Some inchoate thoughts about the use of data-mining by the U.S. government.
–The State is not the dead dog that some have said it is in this age of global capitalism. For all the power of transnational corporations to shape political landscapes, it’s they who bend to the State, not vice versa. Jaron Lanier is right. The dominant group is the one with the biggest computers. There’s all this talk now about metadata, which means that the subject in question is not the State, but rather the meta-State.
–I’m willing to bet that these surveillance programs have less to do with terrorism, and more to do with cyber-spying, counter-cyber espionage, and cyber-war. If the entire infrastructure of the country (electricity, water, etc.) and other basic systems (banking and finance) are now dependent upon the internet, than safeguarding those systems represents an overarching state interest. Like big banks, the state is another system that is simply too big to fail.
–It’s all about scale. The impact of the data-mining programs has less to do with individual privacy and other civil rights and more to do with data – big government – big surveillance. That the government does this kind of thing because it can, that much I understand. What’s truly mind-boggling, though, is the sheer scale of the knowledge-power equation, measured in trillions of bits and bytes, and emergent patterns. This has nothing to do with content of this or that phone conversation or email communication. I’m guessing it’s 98% form? Foucault comes to mind here, but also Leibniz –the infinitization and system coordination. I don’t think the system is out to get “me.” The vast scale of the whole is greater than the sum of its parts.
–About the imbalance of things. Here’s the problem as I’m beginning to understand it. I’m made uncomfortable by the claim that “if I have nothing to hide then I have nothing to fear.” This is a half-truth at best, maybe a quarter-truth, if even that. There may very well be plenty to fear even if there’s nothing or almost nothing to hide. At stake is not privacy per se, but rather the structural imbalance between what the government can know versus what we as citizens do not and cannot know. Open to abuse, the other side of the knowledge-power equation is ignorance-impotence, and the values are relative and proportionate to each other. This is the point made by Rebecca Rosen at the Atlantic, citing a piece by Daniel J. Solove, which was also cited in today’s editorial at the New York Times. Rosen explains, “In Solove’s formulation, we should ease off the privacy hand-wringing and turn our attention to something much more fundamental: how we relate as citizens to our government and how much power we have in that relationship.” . And this is why David Brooks doesn’t understand the world in which we live. In a recent op-ed, he made mention of “gently gradated [social] hierarchies,” when in the fact the hierarchies that define global capital and big data surveillance are savagely unequal and abysmally asymmetric.
— A bit of jaw dropping hypocrisy out of Silicon Valley as reported in the New York Times. I sort of understand why it might be okay to monitor people to make a buck as opposed to trying to keep them safe; sort of; okay not really. The privatization of big data and the socialization of big surveillance are part of the same system and structure. .

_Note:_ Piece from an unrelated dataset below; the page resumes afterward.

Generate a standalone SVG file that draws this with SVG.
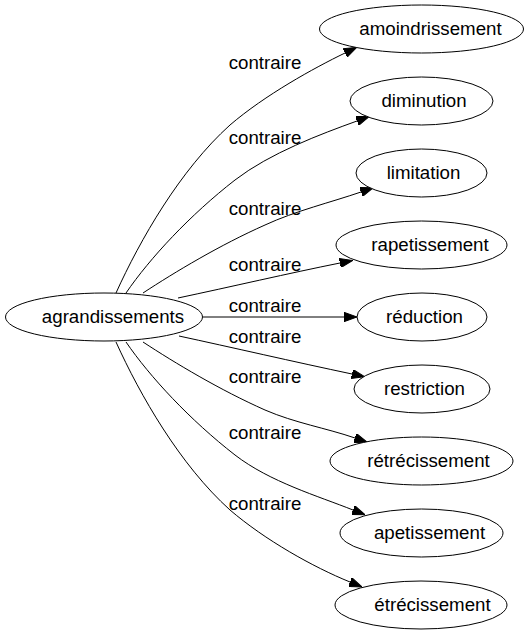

— What’s private and what’s public in the age of big data-big government, and big-surveillance? Is the internet a private service or a social place or public utility? I’ll assume that “most people” don’t like the idea of policing things that are or should be private, and that “most people” don’t feel the same about society. Against Foucault, “society must be defended,” but which comes first, the public chicken or the private egg?
— I don’t think one can separate these things out from each other. It’s impossible to separate data-mining programs from technology, technology from society, society from some form of surveillance-knowledge-power. This I think is a “fact” about which there is nothing one can do. It belongs to “the order of things.” But nor should you separate surveillance-knowledge-power from public-civic values like democracy, citizenship, and oversight; at least I wouldn’t want to. The first set of claims is descriptive, while the second claim is normative.
–Can democracy work at this level of scale or does democracy belong, as Strauss and Arendt both seemed to have thought, to the smaller scale of the Greek polis? We’re going to find out, but I don’t recommend fear and paranoia as the affect with which to frame these debates. My guess is that what Derrida called the democracy to come will be a form of simulacral or simulated democracy, a copy that builds upon old models, not so much a copy of the Greek polis idealized by Strauss and Arendt, but a copy of the bourgeois social sphere idealized by Habermas. Unlike most critics of simulacra, simulations, and the society of spectacle, I am not convinced that the copy will be necessarily unworthy of the demos. It might even be better, meaning more expansive and inclusive. That will depend upon the political design elements that go into it the simulation.